Complément d’information

La Loi relative à l’ordre public confère à la police et à d’autres instances de vastes pouvoirs arbitraires leur permettant de restreindre ou d’interdire les manifestations et réunions publiques, dans un environnement où les défenseurs des droits sont déjà soumis à d’importantes restrictions. Par exemple, l’article 3 de la Loi relative à l’ordre public inclut les manifestations individuelles dans sa définition des rassemblements, ce qui apporte des restrictions inutiles au droit individuel à la liberté d’expression et de réunion pacifique. De plus, il est impossible de savoir avec précision quand une personne doit demander une autorisation pour des activités menées dans un espace public.

À partir du 3 avril 2017, les organisateurs d’événements publics ont dû se conformer à des mesures encore plus strictes, et notamment demander une autorisation au moins 28 jours à l’avance et informer la police de leurs prévisions quant à la taille du rassemblement, à la suite d’une modification de la Loi relative à l’ordre public.

À défaut, ils peuvent faire l’objet d’une amende de 20 000 dollars singapouriens, d’une peine d’emprisonnement allant jusqu’à un an, voire des deux sanctions cumulées. De telles mesures sont inutiles et disproportionnées et mènent à des violations du droit à la liberté d’expression et de réunion pacifique.

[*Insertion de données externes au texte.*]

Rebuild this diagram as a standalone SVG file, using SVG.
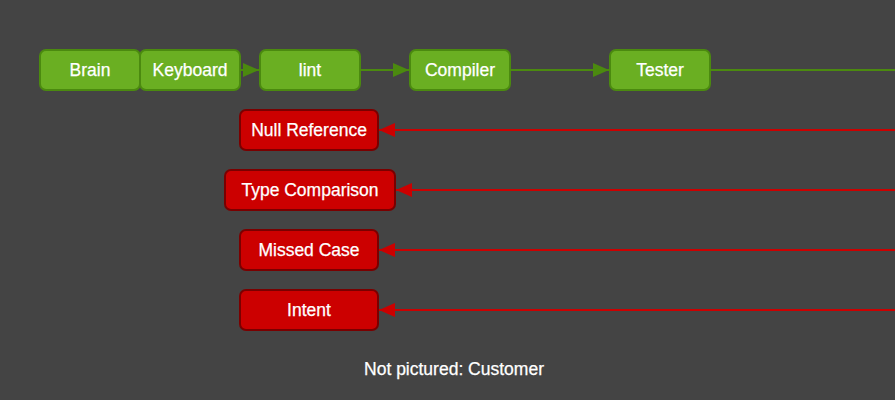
<svg xmlns="http://www.w3.org/2000/svg" width="895" height="400" viewBox="0 0 895 400">
<defs>
<style>
.g rect{fill:#6aaf22;stroke:#4b8a0f;stroke-width:2}
.r rect{fill:#cc0000;stroke:#7a0000;stroke-width:2}
text{font-family:"Liberation Sans",Arial,sans-serif;font-size:17.5px;fill:#ffffff;text-anchor:middle;stroke:#ffffff;stroke-width:0.25}
.gl{stroke:#4b8a0f;stroke-width:2;fill:none}
.rl{stroke:#cc0000;stroke-width:2;fill:none}
</style>
<marker id="ag" markerWidth="16" markerHeight="14" viewBox="0 0 16 14" refX="16" refY="7" orient="auto" markerUnits="userSpaceOnUse"><path d="M0,0 L16,7 L0,14 Z" fill="#4b8a0f"/></marker>
<marker id="ar" markerWidth="16" markerHeight="14" viewBox="0 0 16 14" refX="16" refY="7" orient="auto" markerUnits="userSpaceOnUse"><path d="M0,0 L16,7 L0,14 Z" fill="#cc0000"/></marker>
</defs>
<rect width="895" height="400" fill="#444444"/>
<g id="connectors">
<line class="gl" x1="240" y1="70" x2="259" y2="70" marker-end="url(#ag)"/>
<line class="gl" x1="360" y1="70" x2="409" y2="70" marker-end="url(#ag)"/>
<line class="gl" x1="510" y1="70" x2="609" y2="70" marker-end="url(#ag)"/>
<line class="gl" x1="710" y1="70" x2="895" y2="70"/>
<line class="rl" x1="895" y1="130" x2="379" y2="130" marker-end="url(#ar)"/>
<line class="rl" x1="895" y1="190" x2="396" y2="190" marker-end="url(#ar)"/>
<line class="rl" x1="895" y1="250" x2="379" y2="250" marker-end="url(#ar)"/>
<line class="rl" x1="895" y1="310" x2="379" y2="310" marker-end="url(#ar)"/>
</g>
<g id="brain" class="g"><rect x="40" y="50" width="100" height="40" rx="6"/><text x="90" y="75.5">Brain</text></g>
<g id="keyboard" class="g"><rect x="140" y="50" width="100" height="40" rx="6"/><text x="190" y="75.5">Keyboard</text></g>
<g id="lint" class="g"><rect x="260" y="50" width="100" height="40" rx="6"/><text x="310" y="75.5">lint</text></g>
<g id="compiler" class="g"><rect x="410" y="50" width="100" height="40" rx="6"/><text x="460" y="75.5">Compiler</text></g>
<g id="tester" class="g"><rect x="610" y="50" width="100" height="40" rx="6"/><text x="660" y="75.5">Tester</text></g>
<g id="null-reference" class="r"><rect x="240" y="110" width="138" height="40" rx="6"/><text x="309" y="135.5">Null Reference</text></g>
<g id="type-comparison" class="r"><rect x="225" y="170" width="170" height="40" rx="6"/><text x="310" y="195.5">Type Comparison</text></g>
<g id="missed-case" class="r"><rect x="240" y="230" width="138" height="40" rx="6"/><text x="309" y="255.5">Missed Case</text></g>
<g id="intent" class="r"><rect x="240" y="290" width="138" height="40" rx="6"/><text x="309" y="315.5">Intent</text></g>
<text x="454" y="375">Not pictured: Customer</text>
</svg>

En février 2017, Han Hui Hui, militante politique critique à l’égard du gouvernement, a été condamnée à une amende de 3 100 dollars singapouriens parce qu’elle avait organisé une manifestation pacifique au parc Hong Lim, en 2014, pour dénoncer la mauvaise utilisation des caisses de retraite publiques. En conséquence, elle ne pourra pas se porter candidate aux prochaines élections législatives.

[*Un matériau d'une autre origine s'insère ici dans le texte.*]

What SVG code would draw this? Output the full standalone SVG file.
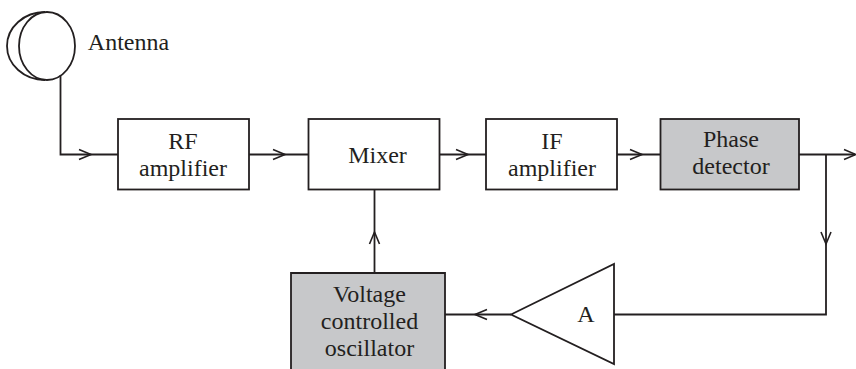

En juin, les organisateurs du Pink Dot – un événement annuel rassemblant des lesbiennes, des gays et des personnes bisexuelles, transgenres et intersexuées (LGBTI), leurs amis, leurs proches et des personnes soutenant leurs droits – ont été contraints de mettre en place des barricades autour du parc Hong Lim, où devait se tenir cet événement, et de vérifier l’identité des participants, afin de veiller à ce qu’aucun étranger ne participe à l’événement.

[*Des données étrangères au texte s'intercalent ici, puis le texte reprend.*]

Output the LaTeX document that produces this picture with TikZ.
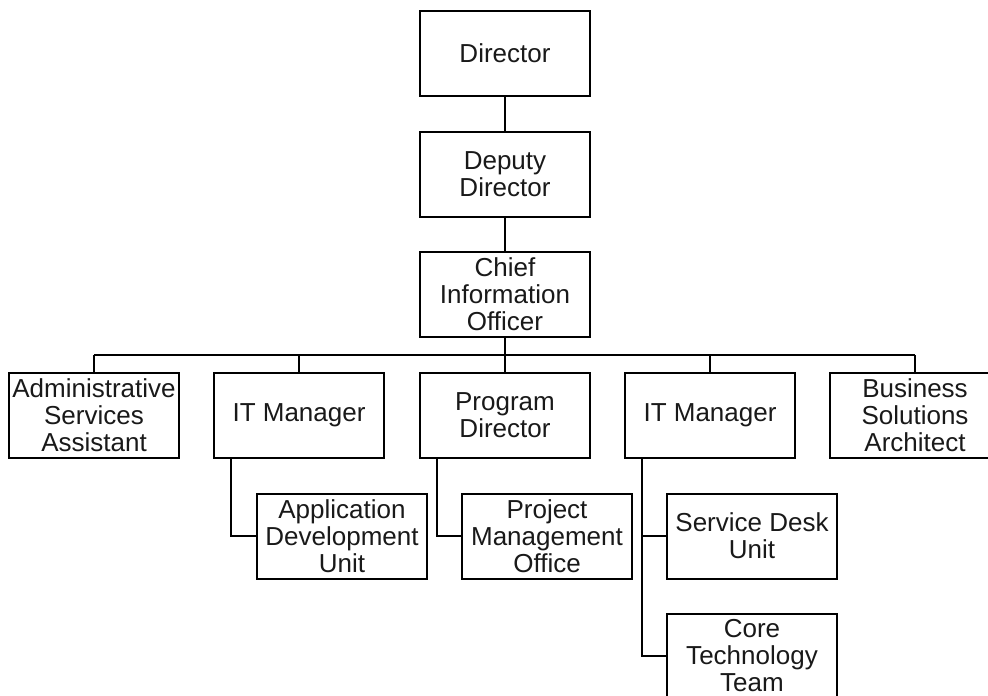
\documentclass[tikz,border=0pt]{standalone}
\usepackage{fontspec}
\setmainfont{Liberation Sans}
\begin{document}
\begin{tikzpicture}[x=1pt,y=-1pt,
  box/.style={draw=black,line width=2pt,minimum width=170pt,minimum height=85pt,inner sep=0pt,align=center,
    font=\fontsize{26}{27}\selectfont,text=black!90},
  conn/.style={draw=black,line width=2pt}]
\useasboundingbox (0,0) rectangle (988,696);
\node[box] (dir) at (505,53) {Director};
\node[box] (dep) at (505,174) {Deputy\\Director};
\node[box] (cio) at (505,294) {Chief\\Information\\Officer};
\node[box] (adm) at (94,415) {Administrative\\Services\\Assistant};
\node[box] (itm1) at (299,415) {IT Manager};
\node[box] (pd) at (505,415) {Program\\Director};
\node[box] (itm2) at (710,415) {IT Manager};
\node[box] (bsa) at (915,415) {Business\\Solutions\\Architect};
\node[box] (adu) at (342,536) {Application\\Development\\Unit};
\node[box] (pmo) at (547,536) {Project\\Management\\Office};
\node[box] (sdu) at (752,536) {Service Desk\\Unit};
\node[box] (ctt) at (752,656) {Core\\Technology\\Team};
\coordinate (busl) at (94,355);
\coordinate (busr) at (915,355);
\draw[conn] (dir) -- (dep);
\draw[conn] (dep) -- (cio);
\draw[conn] (cio) -- (pd);
\draw[conn] (busl) -- (busr);
\draw[conn] (busl) -- (adm.north);
\draw[conn] (299,355) -- (itm1.north);
\draw[conn] (710,355) -- (itm2.north);
\draw[conn] (busr) -- (bsa.north);
\draw[conn] (itm1.south west) ++(18,0) |- (adu.west);
\draw[conn] (pd.south west) ++(18,0) |- (pmo.west);
\draw[conn] (itm2.south west) ++(18,0) |- (sdu.west);
\draw[conn] (itm2.south west) ++(18,0) |- (ctt.west);
\end{tikzpicture}
\end{document}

En septembre, des militants anti-peine de mort, notamment Kirsten Han, Jolovan Wham, Terry Xu et Jason Woo, ont fait l’objet d’une enquête de police pour participation à une réunion publique non autorisée, parce qu’ils avaient pris part à une veillée pacifique contre l’exécution de Prabagaran Srivijayan, un ressortissant malaisien, devant la prison de Changi le 14 juillet 2017.